For standalone applications, this can happen, for example, in Java with RMI. It allows communication between different JVM using remote interfaces as they were in our local application. RMI typically adopts JAXB for marshaling objects. The remote service implementation is auto-generated, similar to a SOAP web service. RMI is not much in use anymore. The HTTP protocol replaced it as a more flexible approach for network communication.

In .NET, marshaling still refers to RPC. Nonetheless, it also has a generic meaning of transforming to or from a type.

Another example of marshaling is the Protocol Buffers developed by Google. It allows remote communication of serialized data defined by templates. Furthermore, it also generates all the program application’s structure.

At an operating system level, we can see marshaling for inter-process communication. For example, COM is a Windows standard to use interfaces for communication between different components. For instance, Directx libraries use marshaling to optimize the communication between the user rendering request and the CPU or the graphic processor.

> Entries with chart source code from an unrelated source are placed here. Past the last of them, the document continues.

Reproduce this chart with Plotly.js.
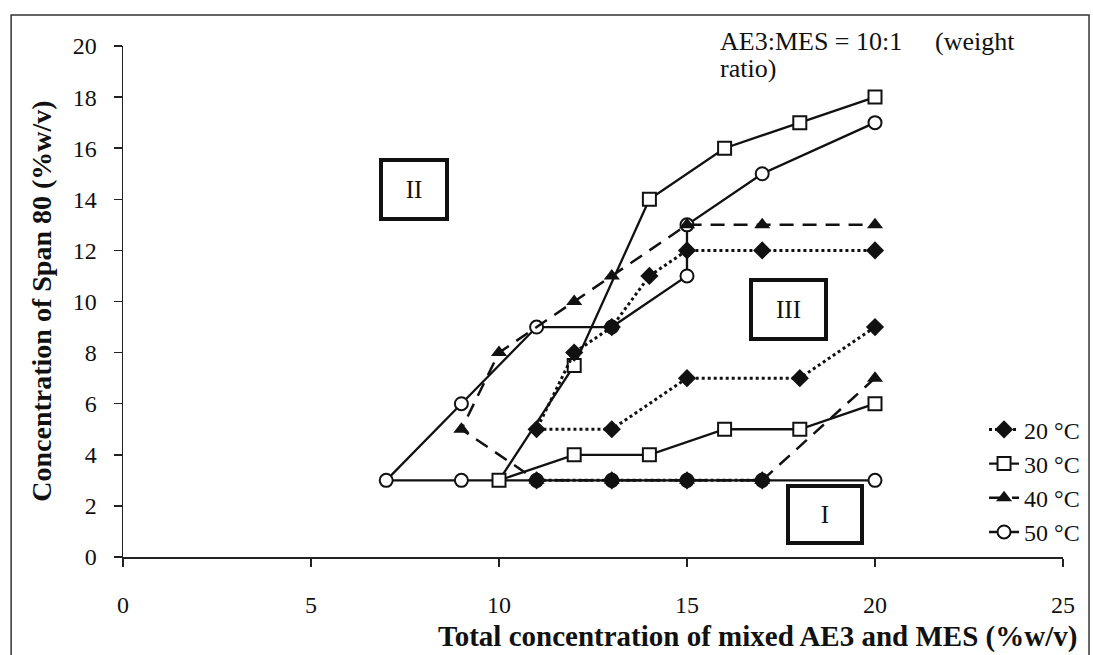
<!DOCTYPE html>
<html>
<head>
<meta charset="utf-8">
<script src="https://cdn.plot.ly/plotly-3.0.1.min.js"></script>
<style>
  html, body { margin: 0; padding: 0; background: #fff; }
  #chart { width: 1093px; height: 655px; }
</style>
</head>
<body>
<div id="chart"></div>
<script>
// Phase boundaries of the AE3/MES + Span 80 system at four temperatures.
// null splits a series into separate segments.
const x20 = [11, 13, 15, 17, null, 20, 18, 15, 13, 11, 12, 13, 14, 15, 17, 20];
const y20 = [3, 3, 3, 3, null, 9, 7, 7, 5, 5, 8, 9, 11, 12, 12, 12];

const x30 = [20, 18, 16, 14, 12, 10, 12, 14, 16, 18, 20];
const y30 = [6, 5, 5, 4, 4, 3, 7.5, 14, 16, 17, 18];

const x40 = [20, 17, 15, 13, 11, 9, 10, 12, 13, 15, 17, 20];
const y40 = [7, 3, 3, 3, 3, 5, 8, 10, 11, 13, 13, 13];

const x50 = [20, 17, 15, 13, 11, 9, 7, 9, 11, 13, 15, 15, 17, 20];
const y50 = [3, 3, 3, 3, 3, 3, 3, 6, 9, 9, 11, 13, 15, 17];

const seriesNames = ['20 °C', '30 °C', '40 °C', '50 °C'];
const regionLabels = ['I', 'II', 'III'];
const regionX = [18.66, 7.73, 17.71];
const regionY = [1.68, 14.4, 9.67];

const SERIF = 'Liberation Serif, Times New Roman, serif';
const INK = '#111';

// open-marker series first so the filled markers sit on top of them
const traces = [
  {
    x: x50, y: y50, name: seriesNames[3], legendrank: 4,
    mode: 'lines+markers', connectgaps: false,
    line: { color: INK, width: 2.3 },
    marker: { symbol: 'circle', size: 13, color: '#fff', line: { color: INK, width: 2 } }
  },
  {
    x: x30, y: y30, name: seriesNames[1], legendrank: 2,
    mode: 'lines+markers',
    line: { color: INK, width: 2.3 },
    marker: { symbol: 'square', size: 13, color: '#fff', line: { color: INK, width: 2 } }
  },
  {
    x: x40, y: y40, name: seriesNames[2], legendrank: 3,
    mode: 'lines+markers',
    line: { color: INK, width: 2.5, dash: '14px,9px' },
    marker: { symbol: 'triangle-up', size: 14, color: INK }
  },
  {
    x: x20, y: y20, name: seriesNames[0], legendrank: 1,
    mode: 'lines+markers', connectgaps: false,
    line: { color: INK, width: 3, dash: 'dot' },
    marker: { symbol: 'diamond', size: 14, color: INK }
  }
];

const boxSizes = [[70, 53], [62, 55], [71, 55]];
const annotations = regionLabels.map((t, i) => ({
  text: t, x: regionX[i], y: regionY[i], xref: 'x', yref: 'y',
  showarrow: false, font: { family: SERIF, size: 25, color: INK },
  width: boxSizes[i][0], height: boxSizes[i][1],
  bordercolor: INK, borderwidth: 4, borderpad: 0, bgcolor: '#fff'
}));

annotations.push(
  { text: 'AE3:MES = 10:1', xref: 'paper', yref: 'paper', x: 0.633, y: 1.008,
    xanchor: 'left', yanchor: 'middle', showarrow: false,
    font: { family: SERIF, size: 26, color: INK } },
  { text: '(weight', xref: 'paper', yref: 'paper', x: 0.862, y: 1.008,
    xanchor: 'left', yanchor: 'middle', showarrow: false,
    font: { family: SERIF, size: 26, color: INK } },
  { text: 'ratio)', xref: 'paper', yref: 'paper', x: 0.633, y: 0.955,
    xanchor: 'left', yanchor: 'middle', showarrow: false,
    font: { family: SERIF, size: 26, color: INK } },
  { text: '<b>Total concentration of mixed AE3 and MES (%w/v)</b>',
    xref: 'paper', yref: 'paper', x: 1.017, y: -0.155,
    xanchor: 'right', yanchor: 'middle', showarrow: false,
    font: { family: SERIF, size: 29, color: INK } },
  { text: '<b>Concentration of Span 80 (%w/v)</b>',
    xref: 'paper', yref: 'paper', x: -0.087, y: 0.5, textangle: -90,
    xanchor: 'center', yanchor: 'middle', showarrow: false,
    font: { family: SERIF, size: 28, color: INK } }
);

const axisCommon = {
  showgrid: false, zeroline: false, showline: true, automargin: false,
  linecolor: '#222', linewidth: 1.5,
  ticks: 'outside', ticklen: 8, tickwidth: 1.5, tickcolor: '#222',
  tickfont: { family: SERIF, size: 24, color: INK },
  fixedrange: true
};

const layout = {
  width: 1093, height: 655,
  margin: { l: 123, r: 30, t: 46, b: 98, autoexpand: false },
  paper_bgcolor: '#fff', plot_bgcolor: '#fff',
  font: { family: SERIF, color: INK },
  xaxis: Object.assign({}, axisCommon, { range: [0, 25], dtick: 5, tick0: 0, ticklabelstandoff: 18 }),
  yaxis: Object.assign({}, axisCommon, { range: [0, 20], dtick: 2, tick0: 0, ticklabelstandoff: 12 }),
  showlegend: true,
  legend: {
    x: 0.916, y: 0.293, xanchor: 'left', yanchor: 'top',
    bgcolor: 'rgba(0,0,0,0)', borderwidth: 0,
    font: { family: SERIF, size: 24, color: INK },
    traceorder: 'normal', tracegroupgap: 0
  },
  annotations: annotations,
  shapes: [
    { type: 'rect', xref: 'paper', yref: 'paper',
      x0: -0.119, x1: 1.0277, y0: -0.25, y1: 1.0607,
      line: { color: '#333', width: 1.5 }, fillcolor: 'rgba(0,0,0,0)', layer: 'below' }
  ]
};

Plotly.newPlot('chart', traces, layout, { displayModeBar: false, staticPlot: true });
</script>
</body>
</html>
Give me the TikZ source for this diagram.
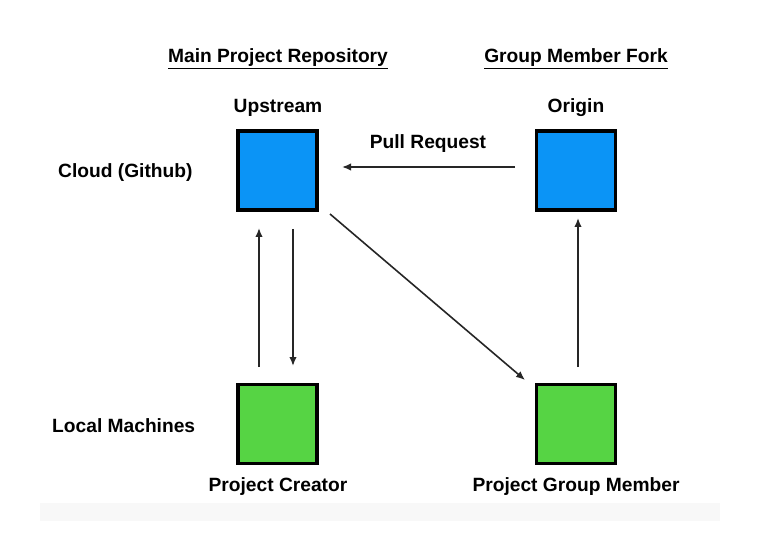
\documentclass[tikz,border=0pt]{standalone}
\usepackage{fontspec}
\setmainfont{Liberation Sans}
\usetikzlibrary{arrows.meta}
\definecolor{cloudblue}{HTML}{0B94F6}
\definecolor{localgreen}{HTML}{56D444}
\definecolor{stripgray}{HTML}{F8F8F8}
\begin{document}
\begin{tikzpicture}[x=1pt,y=-1pt,
  repo/.style={draw=black,line width=3.8pt,minimum size=79pt,inner sep=0pt},
  label/.style={font=\bfseries\fontsize{19.2}{22}\selectfont,inner sep=0pt,anchor=base},
  head/.style={label},
  flow/.style={line width=1.6pt,draw=black!85,-{Latex[length=9pt,width=7.5pt]}}]
\useasboundingbox (0,0) rectangle (773,553);
\fill[stripgray] (40,503) rectangle (720,521);

% column headings
\node[head] (mainhead) at (278,63) {\underline{Main Project Repository}};
\node[head] (forkhead) at (576,63) {\underline{Group Member Fork}};

% row labels
\node[label,anchor=base west] (cloud) at (58,178) {Cloud (Github)};
\node[label,anchor=base west] (local) at (52,432) {Local Machines};

% repositories
\node[repo,fill=cloudblue] (upstream) at (277.5,170.5) {};
\node[repo,fill=cloudblue] (origin) at (576,170.5) {};
\node[repo,fill=localgreen] (creator) at (277.5,424) {};
\node[repo,fill=localgreen] (member) at (576,424) {};

\node[label] (upstreamlbl) at (278,113) {Upstream};
\node[label] (originlbl) at (576,113) {Origin};
\node[label] (creatorlbl) at (278,491) {Project Creator};
\node[label] (memberlbl) at (576,491) {Project Group Member};
\node[label] (prlbl) at (428,149) {Pull Request};

% arrow end points in the gaps between the boxes
\coordinate (prfrom) at (515,167);
\coordinate (prto) at (342,167);
\coordinate (pushfrom) at (259,367);
\coordinate (pushto) at (259,228);
\coordinate (pullfrom) at (293,229);
\coordinate (pullto) at (293,366);
\coordinate (clonefrom) at (330,214);
\coordinate (cloneto) at (525,380);
\coordinate (forkfrom) at (578,367);
\coordinate (forkto) at (578,218);

% connectors
\draw[flow] (prfrom) -- (prto);
\draw[flow] (pushfrom) -- (pushto);
\draw[flow] (pullfrom) -- (pullto);
\draw[flow] (clonefrom) -- (cloneto);
\draw[flow] (forkfrom) -- (forkto);
\end{tikzpicture}
\end{document}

4. How Do Serialization and Marshalling Differ?

Let’s summarize how serialization and marshaling differ:

Serialization/Deserialization

Marshaling

Convert an object from and to a byte stream

Move objects from one thread or program to another. Serialization can be used during this process

Apply to any context where serialization is required

Usually refers to remote procedure call or IPC

Store in memory or physically a copy of the original object

Pass by-value or by-reference a copy of the object

No code generation

Service implementation or template is generated

5. Conclusion

In this tutorial, we have seen how serialization works with the most common use cases. We saw serialization (and the opposite deserialization) as a byte stream conversion.

We have also seen how marshaling instead is more about moving objects to different execution threads or environments. It might use serialization as part of the process. Finally, we have seen how serialization and marshaling differ. We usually refer to marshaling in remote calls. However, marshaling is often used interchangeably with serialization.